How to Make Sugar Crystals Fast for a Science Project

Sugar crystals, commonly known as rock candy, are formed through a process of controlled crystallization from a super-saturated sugar-water solution. The goal in a time-sensitive project is to accelerate the rate at which the dissolved sugar precipitates back into its solid, crystalline form. Achieving rapid results relies on optimizing the solution’s foundational chemistry and carefully managing the external conditions that drive crystallization. This guide provides the scientific steps necessary to shorten the typical week-long growth period.

Creating the Supersaturated Solution

The foundation for quick crystal growth is preparing a solution that holds the maximum possible amount of dissolved sugar. Solubility increases significantly with temperature, allowing water to hold far more sugar than it typically would at room temperature. For an accelerated project, the ratio of sugar to water should be aggressive, ideally three parts sugar to one part water by volume.

To begin, heat the water in a saucepan until it is near boiling, then gradually stir in the granulated sugar, one cup at a time. Continue adding sugar until it will no longer dissolve, even with constant stirring, which indicates the solution is saturated at that high temperature.

Once all the sugar is dissolved, the solution is considered super-saturated as it cools, holding excess sugar that will spontaneously precipitate out to form the crystals. Pour the hot liquid into your clean glass jar, making sure to avoid transferring any undissolved sugar granules from the bottom of the pan, as these can interfere with controlled growth.

Techniques for Rapid Crystal Growth

The most effective way to hasten crystal formation is by strategically introducing nucleation sites and managing the environment. Nucleation is the initial stage where the first stable sugar molecules come together to form a solid structure. The most reliable method is to pre-treat your growing medium, such as a wooden skewer or cotton string, with seed crystals.

Before dipping the stick into the solution, moisten it with water and roll it in granulated sugar, then allow this coating to dry completely. These dried sugar granules act as established starting points, attracting the excess dissolved sucrose from the super-saturated solution. This bypasses the time-consuming step of waiting for spontaneous nucleation to occur randomly.

Environmental management plays a significant role in dictating the speed of growth. Placing the container in a stable, slightly cool location encourages the rapid initial precipitation of sugar without causing the solution to cool so quickly that it forms fine, powdery crystals. A quiet room away from direct sunlight and drafts is ideal for maintaining a slow, controlled cooling rate.

Evaporation also concentrates the solution over time, forcing more sugar out of the liquid.
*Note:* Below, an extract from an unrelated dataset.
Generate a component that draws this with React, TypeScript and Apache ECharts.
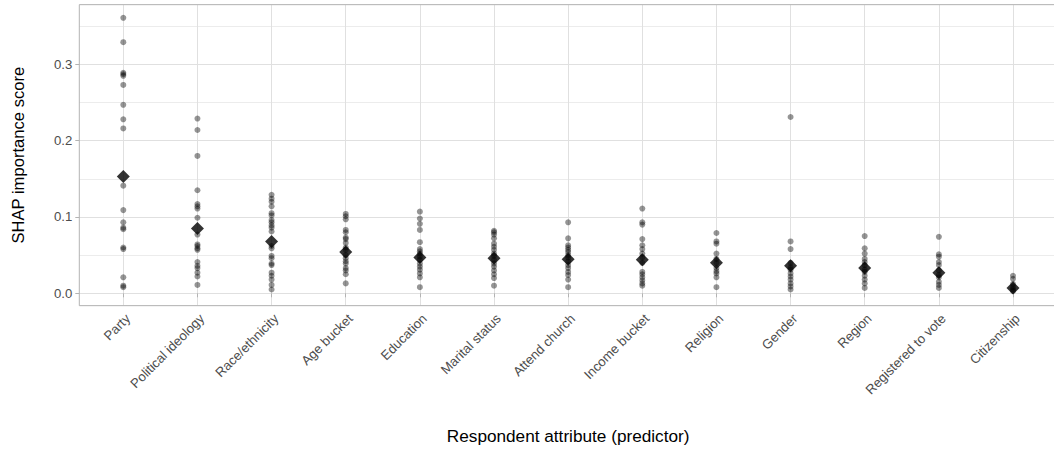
import React, { useEffect, useRef } from "react";
import * as echarts from "echarts";

const categories = [
  "Party",
  "Political ideology",
  "Race/ethnicity",
  "Age bucket",
  "Education",
  "Marital status",
  "Attend church",
  "Income bucket",
  "Religion",
  "Gender",
  "Region",
  "Registered to vote",
  "Citizenship",
];

const party = [0.361, 0.329, 0.289, 0.287, 0.285, 0.273, 0.247, 0.228, 0.216, 0.141, 0.109, 0.093, 0.086, 0.084, 0.06, 0.058, 0.021, 0.01, 0.008];
const politicalIdeology = [0.229, 0.214, 0.18, 0.135, 0.117, 0.114, 0.111, 0.099, 0.077, 0.064, 0.062, 0.059, 0.057, 0.041, 0.036, 0.033, 0.027, 0.022, 0.011];
const raceEthnicity = [0.129, 0.124, 0.12, 0.114, 0.105, 0.102, 0.096, 0.093, 0.089, 0.086, 0.081, 0.062, 0.059, 0.049, 0.046, 0.039, 0.037, 0.027, 0.023, 0.018, 0.011, 0.005];
const ageBucket = [0.104, 0.101, 0.097, 0.083, 0.08, 0.073, 0.071, 0.066, 0.06, 0.057, 0.05, 0.046, 0.042, 0.039, 0.033, 0.03, 0.025, 0.013];
const education = [0.107, 0.098, 0.091, 0.083, 0.067, 0.058, 0.055, 0.052, 0.048, 0.044, 0.039, 0.035, 0.031, 0.026, 0.021, 0.008];
const maritalStatus = [0.082, 0.08, 0.077, 0.072, 0.065, 0.061, 0.057, 0.052, 0.049, 0.044, 0.039, 0.035, 0.03, 0.025, 0.02, 0.01];
const attendChurch = [0.093, 0.072, 0.063, 0.06, 0.057, 0.054, 0.05, 0.047, 0.042, 0.037, 0.033, 0.028, 0.024, 0.018, 0.008];
const incomeBucket = [0.111, 0.093, 0.09, 0.071, 0.063, 0.058, 0.052, 0.047, 0.04, 0.028, 0.025, 0.021, 0.017, 0.013, 0.01];
const religion = [0.079, 0.068, 0.065, 0.052, 0.045, 0.04, 0.033, 0.029, 0.026, 0.021, 0.008];
const gender = [0.231, 0.068, 0.058, 0.04, 0.034, 0.031, 0.026, 0.022, 0.018, 0.013, 0.009, 0.005];
const region = [0.075, 0.059, 0.052, 0.045, 0.041, 0.037, 0.031, 0.028, 0.023, 0.018, 0.013, 0.007];
const registeredToVote = [0.074, 0.051, 0.048, 0.041, 0.037, 0.03, 0.024, 0.021, 0.015, 0.011, 0.007];
const citizenship = [0.023, 0.019, 0.012, 0.008, 0.005, 0.003];

const meanScores = [0.153, 0.085, 0.068, 0.054, 0.047, 0.046, 0.0445, 0.044, 0.04, 0.036, 0.033, 0.027, 0.007];

const yTicks = [0, 0.1, 0.2, 0.3];

const groups = [
  party,
  politicalIdeology,
  raceEthnicity,
  ageBucket,
  education,
  maritalStatus,
  attendChurch,
  incomeBucket,
  religion,
  gender,
  region,
  registeredToVote,
  citizenship,
];

const FONT = "Liberation Sans";

export default function App() {
  const ref = useRef<HTMLDivElement>(null);

  useEffect(() => {
    document.body.style.margin = "0";
    if (!ref.current) return;
    const chart = echarts.init(ref.current, undefined, { renderer: "svg" });

    const points: number[][] = [];
    groups.forEach((vals, i) => vals.forEach((v) => points.push([i, v])));
    const means = meanScores.map((v, i) => [i, v]);

    const yMin = -0.0162;
    const yMax = 0.3782;
    const panelLeft = 79.3;
    const panelTop = 4.67;
    const panelW = 978;
    const panelH = 301;
    const catLeft = 123.3;
    const catW = 889.7;
    const zeroY = 293.3;
    const topTickY = 64.33;

    const option: any = {
      animation: false,
      backgroundColor: "#ffffff",
      textStyle: { fontFamily: FONT },
      grid: [
        { left: panelLeft, top: panelTop, width: panelW, height: panelH },
        { left: catLeft, top: panelTop, width: catW, height: panelH },
        { left: panelLeft, top: topTickY, width: panelW, height: zeroY - topTickY },
      ],
      xAxis: [
        {
          gridIndex: 0,
          type: "value",
          min: 0,
          max: 1,
          axisLine: { show: false },
          axisTick: { show: false },
          axisLabel: { show: false },
          splitLine: { show: false },
        },
        {
          gridIndex: 1,
          type: "value",
          min: 0,
          max: categories.length - 1,
          interval: 1,
          axisLine: { show: false },
          axisTick: { show: true, length: 4, lineStyle: { color: "#b3b3b3", width: 1 } },
          axisLabel: {
            show: true,
            rotate: 45,
            margin: 6,
            align: "right",
            verticalAlign: "top",
            color: "#4d4d4d",
            fontSize: 13.2,
            fontFamily: FONT,
            formatter: (v: number) => categories[Math.round(v)] ?? "",
          },
          splitLine: { show: true, lineStyle: { color: "#e0e0e0", width: 1 } },
          name: "Respondent attribute (predictor)",
          nameLocation: "middle",
          nameGap: 122,
          nameTextStyle: { color: "#000000", fontSize: 17.2, fontFamily: FONT },
        },
        {
          gridIndex: 2,
          type: "value",
          show: false,
          min: 0,
          max: 1,
        },
      ],
      yAxis: [
        {
          gridIndex: 0,
          type: "value",
          min: yMin,
          max: yMax,
          minInterval: 0.05,
          maxInterval: 0.05,
          axisLine: { show: false },
          axisTick: { show: false },
          axisLabel: { show: false },
          splitLine: { show: true, lineStyle: { color: "#ececec", width: 1 } },
          name: "SHAP importance score",
          nameLocation: "middle",
          nameGap: 52,
          nameRotate: 90,
          nameTextStyle: { color: "#000000", fontSize: 16.6, fontFamily: FONT },
        },
        {
          gridIndex: 1,
          type: "value",
          min: yMin,
          max: yMax,
          show: false,
        },
        {
          gridIndex: 2,
          type: "value",
          min: yTicks[0],
          max: yTicks[yTicks.length - 1],
          interval: 0.1,
          axisLine: { show: false },
          axisTick: { show: true, length: 4, lineStyle: { color: "#b3b3b3", width: 1 } },
          axisLabel: {
            show: true,
            margin: 7,
            color: "#4d4d4d",
            fontSize: 13.2,
            fontFamily: FONT,
            formatter: (v: number) => v.toFixed(1),
          },
          splitLine: { show: true, lineStyle: { color: "#e0e0e0", width: 1 } },
        },
      ],
      graphic: [
        {
          type: "rect",
          z: 100,
          silent: true,
          shape: { x: panelLeft, y: panelTop, width: panelW, height: panelH },
          style: { fill: "none", stroke: "#b3b3b3", lineWidth: 1 },
        },
      ],
      series: [
        {
          type: "scatter",
          xAxisIndex: 1,
          yAxisIndex: 1,
          data: points,
          symbol: "circle",
          symbolSize: 6,
          itemStyle: { color: "rgba(0,0,0,0.52)" },
          clip: false,
          z: 3,
        },
        {
          type: "scatter",
          xAxisIndex: 1,
          yAxisIndex: 1,
          data: means,
          symbol: "diamond",
          symbolSize: [13, 13],
          itemStyle: { color: "#000000" },
          clip: false,
          z: 4,
        },
      ],
    };

    chart.setOption(option);
    return () => chart.dispose();
  }, []);

  return <div ref={ref} style={{ width: 1054, height: 455 }} />;
}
Using a wide-mouth container and covering it loosely, perhaps with a paper towel or coffee filter, allows water vapor to escape while protecting the solution from dust and debris that could start unwanted crystallization.

Common Problems and Quick Fixes

Several common issues can slow down or halt the crystal growth process, but they often have simple, immediate corrections. The most frequent problem is a complete lack of crystal formation after 24 hours, which usually means the solution was not truly super-saturated. To fix this, carefully pour the solution back into a saucepan, reheat it, and stir in additional sugar until no more can be dissolved before returning it to the jar.

A cloudy or opaque solution indicates that too much sugar was added and it did not dissolve completely. These undissolved particles prevent clear crystal growth. Correct this by gently re-heating the solution until it clears completely. Alternatively, pour the clear liquid into a new container, leaving the sediment behind.

Sometimes, a hard crust of sugar forms on the surface or crystals accumulate only at the bottom of the jar instead of on the intended stick. This happens because the stick was touching the container bottom or debris on the surface initiated growth. If a crust forms, break it up and gently stir the solution to redistribute the concentration gradients. Ensure the growing medium is suspended in the middle of the solution without touching the sides or bottom of the container.